* WHAT IS NEEDED:
Leave out the pictures and restate the rest of the data exactly.

* DATA PROVIDED:
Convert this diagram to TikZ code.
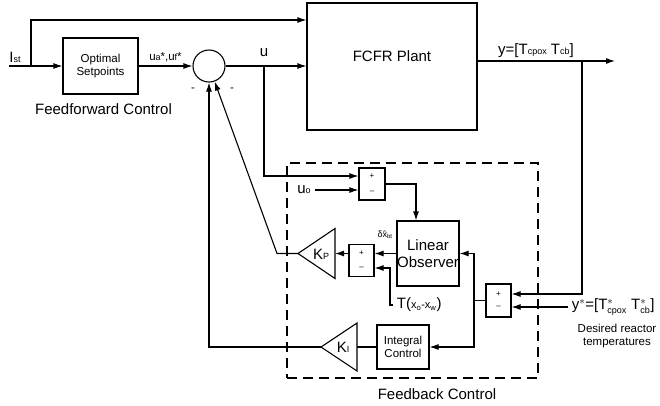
\documentclass[tikz,border=0pt]{standalone}
\usepackage{fontspec}
\setmainfont{Liberation Sans}
\usetikzlibrary{arrows.meta, positioning, calc}
\newcommand\sml[1]{{\fontsize{9}{9}\selectfont #1}}

\begin{document}
\begin{tikzpicture}[x=1pt, y=-1pt, line width=1.1pt, >={Latex[length=9pt,width=6pt]},
  blk/.style={draw, inner sep=0pt, align=center},
  sumbox/.style={draw, minimum width=25pt, minimum height=32pt, inner sep=0pt},
  big/.style={font=\fontsize{15}{17}\selectfont, align=center},
  small/.style={font=\fontsize{11.5}{13}\selectfont, align=center},
  sgn/.style={font=\fontsize{8}{8}\selectfont, inner sep=0pt}]
\useasboundingbox (0,0) rectangle (660,405);

% feedforward part and plant
\node[blk, minimum width=75pt, minimum height=56pt, small] (opt) at (100.5,66) {Optimal\\Setpoints};
\node[big] (ffc) at (103.5,109) {Feedforward Control};
\node[draw, circle, minimum size=32pt, inner sep=0pt] (sum) at (209,66) {};
\node[blk, minimum width=170pt, minimum height=127pt, big] (plant) at (392,66.5) {FCFR Plant\\[4pt]};

% feedback part
\node[draw, dashed, line width=2pt, dash pattern=on 10pt off 6pt, minimum width=251pt, minimum height=215pt] (fb) at (412.5,270.5) {};
\node[big] (fbc) at (437,394) {Feedback Control};
\node[sumbox, minimum width=26pt] (s1) at (372,184) {};
\node[sumbox] (s2) at (361.5,260.5) {};
\node[sumbox, minimum height=33pt] (s3) at (498.5,300.5) {};
\foreach \s/\d in {s1/8, s2/7.5, s3/6.5} {
  \node[sgn] at ([yshift=\d pt]\s.center) {+};
  \node[sgn] at ([yshift=-\d pt]\s.center) {--};
}
\node[blk, minimum width=62pt, minimum height=65pt, big] (obs) at (428,253.5) {Linear\\Observer};
\node[blk, minimum width=52pt, minimum height=44pt, small] (int) at (403,347) {Integral\\Control};

% gains
\coordinate (kpa) at (298,253.5);
\coordinate (kpb) at (335,253.5);
\coordinate (kia) at (321,347);
\coordinate (kib) at (357,347);
\draw (kpa) -- ++(37,-25) -- ++(0,50) -- cycle;
\draw (kia) -- ++(36,-24) -- ++(0,48) -- cycle;
\node[big] (kp) at (321,254) {K\sml{P}};
\node[big] (ki) at (343,347) {K\sml{I}};

% labels
\node[big] (ist) at (15,57) {I\sml{st}};
\node[big] (u) at (264,53) {u};
\node[big] (uo) at (304,190) {u\sml{o}};
\node[font=\fontsize{9}{9}\selectfont, inner sep=1pt] (dx) at (385,235) {δ\^{x}\textsubscript{bt}};
\node[big, anchor=west] (tx) at (393,305) {T(\fontsize{11}{11}\selectfont x\textsubscript{o}-x\textsubscript{w}\fontsize{15}{15}\selectfont)};
\node[big] (y) at (536,51) {y=[T\sml{cpox} T\sml{cb}]};
\node[big, anchor=west] (ys) at (568,307) {y$^*$=[T$^*_{\hbox{\sml{cpox}}}$ T$^*_{\hbox{\sml{cb}}}$]};
\node[small] (des) at (617,336) {Desired reactor\\temperatures};
\node[small] (m1) at (193,90) {-};
\node[small] (m2) at (232,90) {-};

% junctions
\coordinate (in) at (9,66);
\coordinate (j1) at (31,66);
\coordinate (top) at (31,20);
\coordinate (j2) at (264,66);
\coordinate (yend) at (615,61);
\coordinate (j3) at (582,61);
\coordinate (j4) at (474,300.5);
\coordinate (j5) at (277,253.5);
\coordinate (tc) at (390,305);

% connectors
\draw[->] (in) -- (opt);
\draw[->] (j1) -- (top) -- (top -| plant.west);
\draw[->] (opt) -- (sum) node[midway, above, font=\fontsize{11.5}{11.5}\selectfont] {u\sml{a}*,u\sml{f}*};
\draw[->] (sum) -- (sum -| plant.west);
\draw[->] (j2) |- ([yshift=8pt]s1.west);
\draw[->] (uo) -- (uo -| s1.west);
\draw[->] (s1.east) -| ([xshift=-12pt]obs.north);
\draw[->] (obs.west) -- (obs.west -| s2.east);
\draw[->] (s2.west |- kpb) -- (kpb);
\draw[->] (tx.west) -- (tc) |- ([yshift=-7.5pt]s2.east);
\draw[->] (plant.east |- yend) -- (yend);
\draw[->] (j3) |- ([yshift=6.5pt]s3.east);
\draw[->] (ys.west) -- (ys.west -| s3.east);
\draw (s3.west) -- (j4);
\draw[->] (j4) |- (obs.east);
\draw[->] (j4) |- (int.east);
\draw (int.west) -- (kib);
\draw[->] (kia) -| (sum.south);
\draw[->] (kpa) -- (j5) -- (sum.-70);
\end{tikzpicture}
\end{document}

* ANSWER TO THIS PROBLEM:
Convert this diagram to TikZ code.
\documentclass[tikz,border=0pt]{standalone}
\usepackage{fontspec}
\setmainfont{Liberation Sans}
\usetikzlibrary{arrows.meta, positioning, calc}
\newcommand\sml[1]{{\fontsize{9}{9}\selectfont #1}}

\begin{document}
\begin{tikzpicture}[x=1pt, y=-1pt, line width=1.1pt, >={Latex[length=9pt,width=6pt]},
  blk/.style={draw, inner sep=0pt, align=center},
  sumbox/.style={draw, minimum width=25pt, minimum height=32pt, inner sep=0pt},
  big/.style={font=\fontsize{15}{17}\selectfont, align=center},
  small/.style={font=\fontsize{11.5}{13}\selectfont, align=center},
  sgn/.style={font=\fontsize{8}{8}\selectfont, inner sep=0pt}]
\useasboundingbox (0,0) rectangle (660,405);

% feedforward part and plant
\node[blk, minimum width=75pt, minimum height=56pt, small] (opt) at (100.5,66) {Optimal\\Setpoints};
\node[big] (ffc) at (103.5,109) {Feedforward Control};
\node[draw, circle, minimum size=32pt, inner sep=0pt] (sum) at (209,66) {};
\node[blk, minimum width=170pt, minimum height=127pt, big] (plant) at (392,66.5) {FCFR Plant\\[4pt]};

% feedback part
\node[draw, dashed, line width=2pt, dash pattern=on 10pt off 6pt, minimum width=251pt, minimum height=215pt] (fb) at (412.5,270.5) {};
\node[big] (fbc) at (437,394) {Feedback Control};
\node[sumbox, minimum width=26pt] (s1) at (372,184) {};
\node[sumbox] (s2) at (361.5,260.5) {};
\node[sumbox, minimum height=33pt] (s3) at (498.5,300.5) {};
\foreach \s/\d in {s1/8, s2/7.5, s3/6.5} {
  \node[sgn] at ([yshift=\d pt]\s.center) {+};
  \node[sgn] at ([yshift=-\d pt]\s.center) {--};
}
\node[blk, minimum width=62pt, minimum height=65pt, big] (obs) at (428,253.5) {Linear\\Observer};
\node[blk, minimum width=52pt, minimum height=44pt, small] (int) at (403,347) {Integral\\Control};

% gains
\coordinate (kpa) at (298,253.5);
\coordinate (kpb) at (335,253.5);
\coordinate (kia) at (321,347);
\coordinate (kib) at (357,347);
\draw (kpa) -- ++(37,-25) -- ++(0,50) -- cycle;
\draw (kia) -- ++(36,-24) -- ++(0,48) -- cycle;
\node[big] (kp) at (321,254) {K\sml{P}};
\node[big] (ki) at (343,347) {K\sml{I}};

% labels
\node[big] (ist) at (15,57) {I\sml{st}};
\node[big] (u) at (264,53) {u};
\node[big] (uo) at (304,190) {u\sml{o}};
\node[font=\fontsize{9}{9}\selectfont, inner sep=1pt] (dx) at (385,235) {δ\^{x}\textsubscript{bt}};
\node[big, anchor=west] (tx) at (393,305) {T(\fontsize{11}{11}\selectfont x\textsubscript{o}-x\textsubscript{w}\fontsize{15}{15}\selectfont)};
\node[big] (y) at (536,51) {y=[T\sml{cpox} T\sml{cb}]};
\node[big, anchor=west] (ys) at (568,307) {y$^*$=[T$^*_{\hbox{\sml{cpox}}}$ T$^*_{\hbox{\sml{cb}}}$]};
\node[small] (des) at (617,336) {Desired reactor\\temperatures};
\node[small] (m1) at (193,90) {-};
\node[small] (m2) at (232,90) {-};

% junctions
\coordinate (in) at (9,66);
\coordinate (j1) at (31,66);
\coordinate (top) at (31,20);
\coordinate (j2) at (264,66);
\coordinate (yend) at (615,61);
\coordinate (j3) at (582,61);
\coordinate (j4) at (474,300.5);
\coordinate (j5) at (277,253.5);
\coordinate (tc) at (390,305);

% connectors
\draw[->] (in) -- (opt);
\draw[->] (j1) -- (top) -- (top -| plant.west);
\draw[->] (opt) -- (sum) node[midway, above, font=\fontsize{11.5}{11.5}\selectfont] {u\sml{a}*,u\sml{f}*};
\draw[->] (sum) -- (sum -| plant.west);
\draw[->] (j2) |- ([yshift=8pt]s1.west);
\draw[->] (uo) -- (uo -| s1.west);
\draw[->] (s1.east) -| ([xshift=-12pt]obs.north);
\draw[->] (obs.west) -- (obs.west -| s2.east);
\draw[->] (s2.west |- kpb) -- (kpb);
\draw[->] (tx.west) -- (tc) |- ([yshift=-7.5pt]s2.east);
\draw[->] (plant.east |- yend) -- (yend);
\draw[->] (j3) |- ([yshift=6.5pt]s3.east);
\draw[->] (ys.west) -- (ys.west -| s3.east);
\draw (s3.west) -- (j4);
\draw[->] (j4) |- (obs.east);
\draw[->] (j4) |- (int.east);
\draw (int.west) -- (kib);
\draw[->] (kia) -| (sum.south);
\draw[->] (kpa) -- (j5) -- (sum.-70);
\end{tikzpicture}
\end{document}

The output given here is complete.